True, the first one took hundreds of screens and thousands of shifts. A little bit annoying to test too.
I guess a little programming would be in place, if using more combinations than this (thousand of screens and tens of thousands of shifts). It is easy to end up with too many possible combinations where even a million screens wouldn't suffice.
But.. You only get three shifts.
Per level you have maximally three shifts, yes. But by using many screens, three shifts are in fact more than enough. Two shifts would be sufficient. The key is to use shifts to steer into the right goal-screen in the end.

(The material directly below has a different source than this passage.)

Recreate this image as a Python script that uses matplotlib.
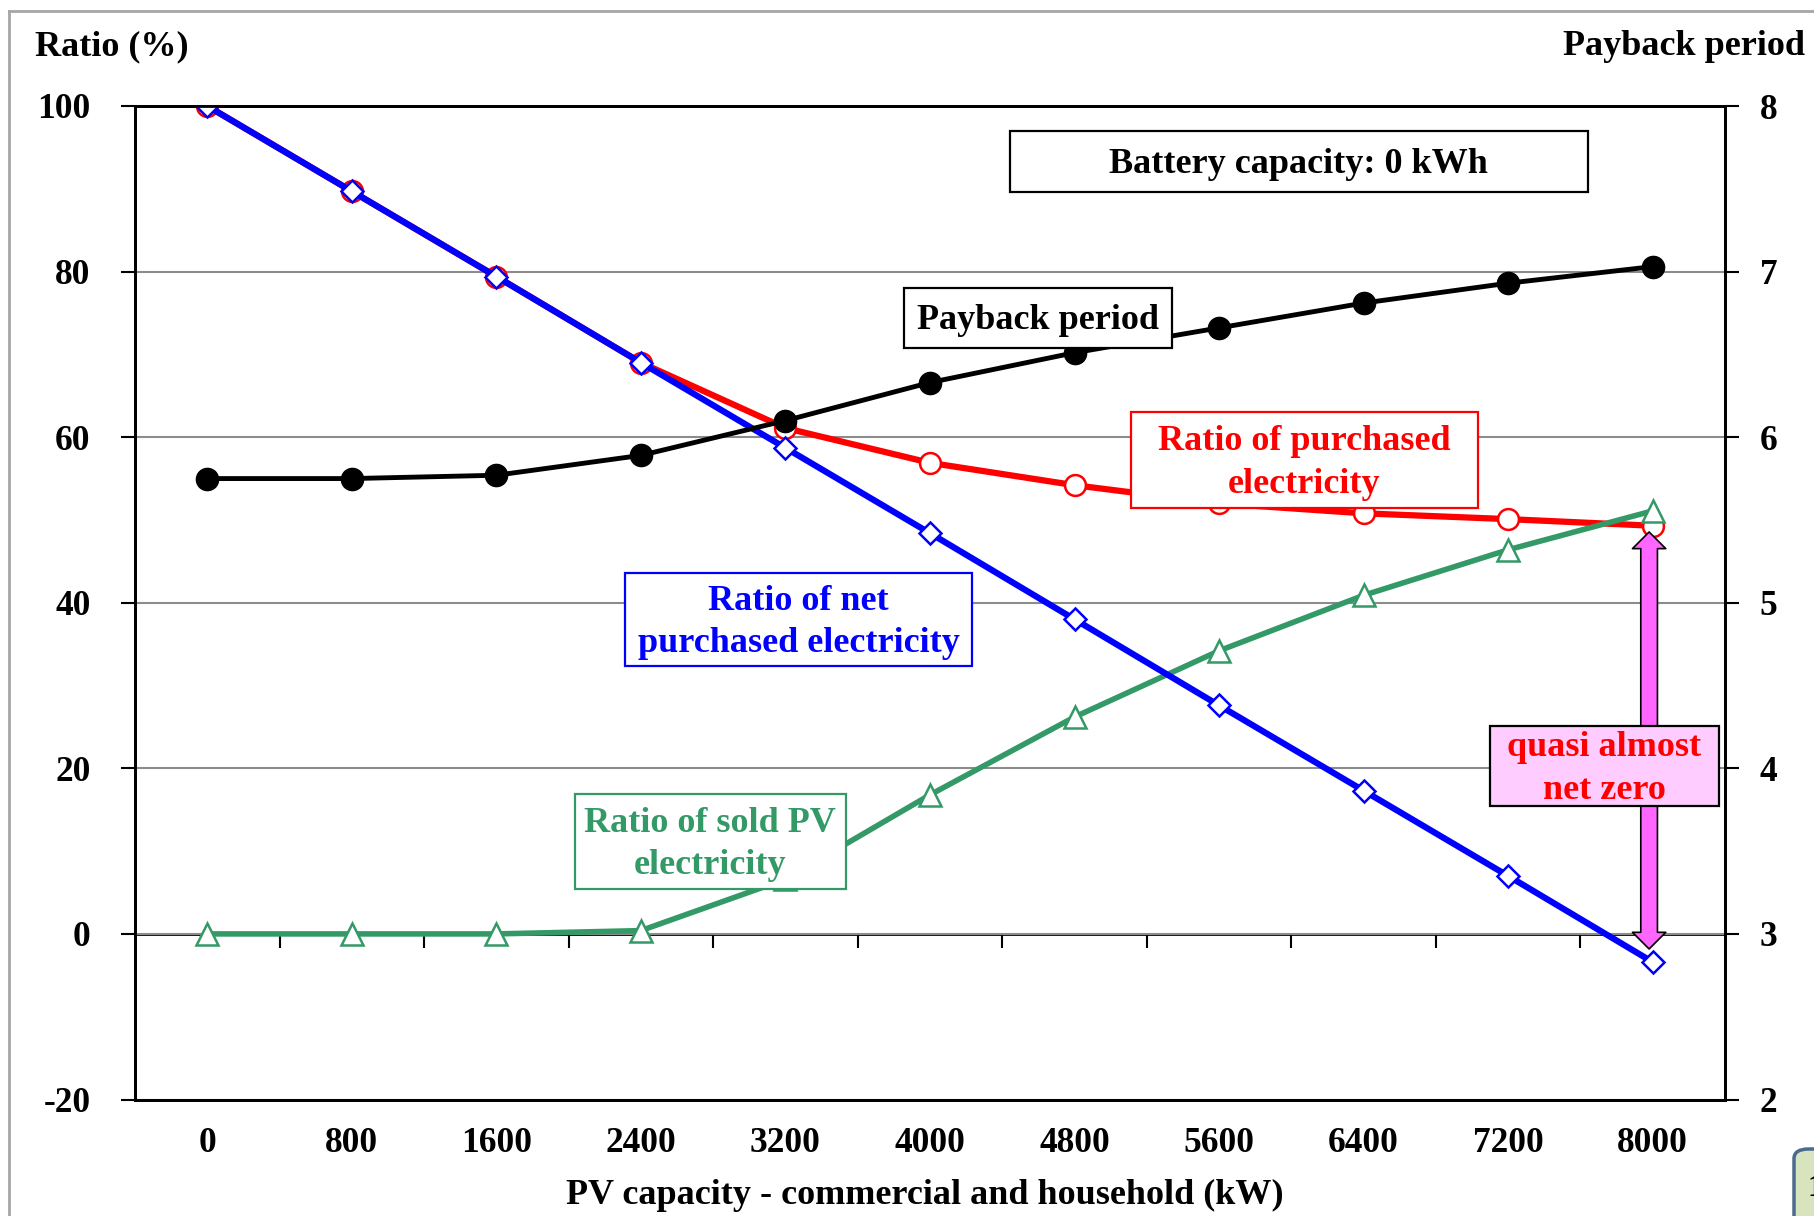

If we have a keyboard with 9 keys for example, they can be divided into three groups with three keys in each group, represented by shift A, B, and C. Juni plays key 2, which activates shift A, and shifts to a new screen that is a copy of the first. In the second screen, key number 1 has shift A, key number 2 has shift B, and key number 3 has shift C. Shift B will therefore be activated, and this leads to a new screen for key 2, playing this sound. In this way, any special activation can be made, turning the behavior to a special screen. If there are more than nine choices, more intervening screens have to be used though.
So, you can use shifts as if there were as many different shifts as you need. The drawback is that it takes a little time between each shift activation, so Juni can appear a little bit jumpy. I hope this explained hove to simulate 'more than three shifts in one screen'.